The first NYE without Liam was the most difficult of all the Holiday Firsts.. Time marched on, a new year began, and we entered a chapter where my son's presence was painfully absent. Irrationality gripped me as if I was leaving him behind.
New Year’s Eve Survival Guide
Surround yourself with loved ones. In the Halloween post, I talked about my Grief Tribe, the people who have walked beside us in the years since Liam died. These friends and family members have been a part of every birthday, angelversary, and holiday since our loss. Their presence comforts us because we know that they miss him too. We feel safe to be ourselves with them, to cry, to laugh, to talk, or to be silent.
Continue a family tradition that you used to have with your loved one. Baking cookies, watching a cherished movie—embracing shared rituals keeps the connection alive.
- Create a new tradition. Sometimes, a change of scenery is the best medicine. A movie night, a getaway, or a spontaneous vacation can provide respite for body and soul. Bringing a memento keeps your loved one close. Many hotels offer special pricing and events on New Years Eve if you are looking for a distraction.
Put your regrets to the fire. I saw this on What’s Your Grief, and it’s probably one of the best things I’ve read for grief in a long time. Many grievers struggle with regrets or guilt in regards to their loss. “Start a holiday tradition of lighting a fire, writing down your regrets from the past year, and then throwing your regrets into the fire to symbolize a fresh start.” Guilt may not easily dissipate, but this gesture offers a sense of release.
Avoid alcohol and drugs.
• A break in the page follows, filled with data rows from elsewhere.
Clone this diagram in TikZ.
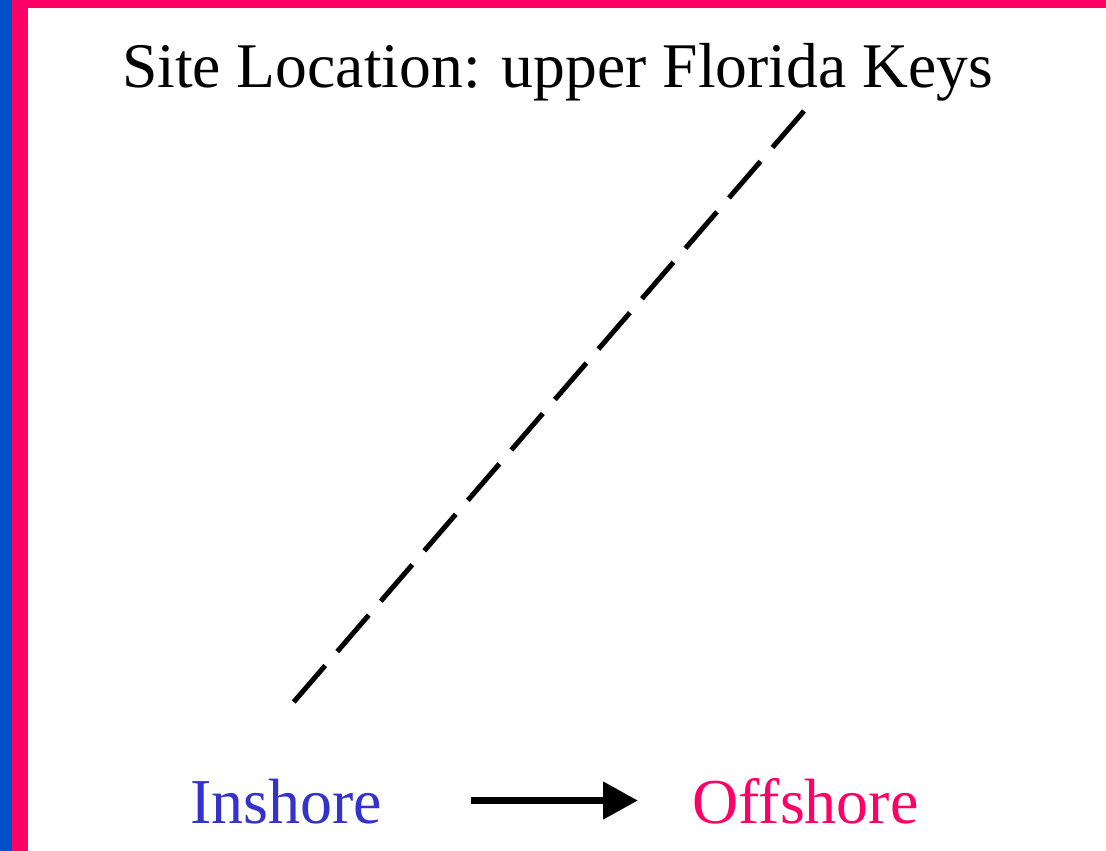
\documentclass[tikz,border=0pt]{standalone}
\usepackage{fontspec}
\setmainfont{Liberation Serif}
\usepackage{tikz}
\usetikzlibrary{arrows.meta}
\definecolor{stripeblue}{RGB}{0,80,200}
\definecolor{hotpink}{RGB}{255,0,102}
\definecolor{inblue}{RGB}{51,51,204}

\begin{document}
\begin{tikzpicture}[x=1pt, y=-1pt, every node/.style={inner sep=0pt, anchor=base}, big/.style={font=\fontsize{64}{70}\selectfont}]
\useasboundingbox (0,0) rectangle (1106,851);
\fill[white] (0,0) rectangle (1106,851);
\fill[stripeblue] (0,0) rectangle (12,851);
\fill[hotpink] (12,0) rectangle (28,851);
\fill[hotpink] (12,0) rectangle (1106,8);
\node[font=\fontsize{63.6}{70}\selectfont] (title) at (557.5,88) {Site Location: upper Florida Keys};
\coordinate (low) at (292,704);
\coordinate (high) at (804,111);
\draw[line width=5pt, dash pattern=on 48.2pt off 18.4pt] (high) -- (low);
\node[big, text=inblue] (in) at (286,823) {Inshore};
\node[big, text=hotpink] (off) at (805.5,823) {Offshore};
\coordinate (from) at (471,800.5);
\coordinate (to) at (638,800.5);
\draw[line width=7.7pt, -{Triangle[length=35pt,width=36pt]}] (from) -- (to);
\end{tikzpicture}
\end{document}
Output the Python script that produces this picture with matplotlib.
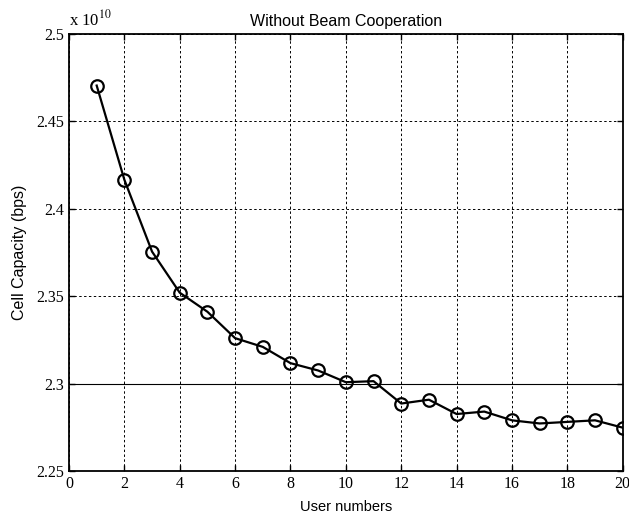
import numpy as np
import matplotlib
matplotlib.use('Agg')
import matplotlib.pyplot as plt

# Cell capacity per number of users (values in units of 1e10 bps)
users = np.arange(1, 21)
capacity = [2.4705, 2.4166, 2.3755, 2.3520, 2.3411, 2.3260, 2.3210, 2.3117, 2.3075, 2.3008,
            2.3014, 2.2886, 2.2908, 2.2826, 2.2840, 2.2790, 2.2772, 2.2781, 2.2790, 2.2748]

xticks = np.arange(0, 21, 2)
yticks = [2.25, 2.3, 2.35, 2.4, 2.45, 2.5]
yticklabels = ['2.25', '2.3', '2.35', '2.4', '2.45', '2.5']

fig = plt.figure(figsize=(6.29, 5.18), dpi=100)
ax = fig.add_axes([0.1097, 0.0907, 0.8803, 0.8437])

ax.plot(users, capacity, color='black', linewidth=1.6, marker='o', markersize=9,
        markerfacecolor='none', markeredgecolor='black', markeredgewidth=1.6, zorder=3)

ax.set_xlim(0, 20)
ax.set_ylim(2.25, 2.5)
ax.set_xticks(xticks)
ax.set_yticks(yticks)
ax.set_yticklabels(yticklabels)
ax.grid(True, color='black', linestyle=(0, (2.5, 2.5)), linewidth=0.7)
ax.axhline(2.3, color='black', linewidth=0.8, zorder=2)

ax.tick_params(direction='in', top=True, right=True, length=4, width=1)
for lab in ax.get_xticklabels() + ax.get_yticklabels():
    lab.set_fontfamily('Liberation Serif')
    lab.set_fontsize(11.5)
for s in ax.spines.values():
    s.set_linewidth(1.3)

ax.set_title('Without Beam Cooperation', fontfamily='Liberation Sans', fontsize=11.5, pad=6)
ax.set_xlabel('User numbers', fontfamily='Liberation Sans', fontsize=10.5, labelpad=6)
ax.set_ylabel('Cell Capacity (bps)', fontfamily='Liberation Sans', fontsize=11.5, labelpad=7)
fig.text(0.110, 0.951, r'x 10$^{10}$', fontfamily='Liberation Serif', fontsize=12,
         math_fontfamily='stix')

fig.savefig('out.png', dpi=100, facecolor='white')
Alcohol can be a magnifier of grief's intensity, so it is probably best to avoid mind-altering substances after loss. If it begins to become overwhelming, try this grounding technique or meditation for help finding peace.
New Year's Eve, typically a time of reflection, becomes a delicate balance between honoring the past and cautiously stepping into the future without our loved ones. Despite the passage of time, the holiday season remains a challenging and lonely stretch. My hope is that you find ways to weave your loved one into your celebrations and that peace and comfort find you in the days ahead.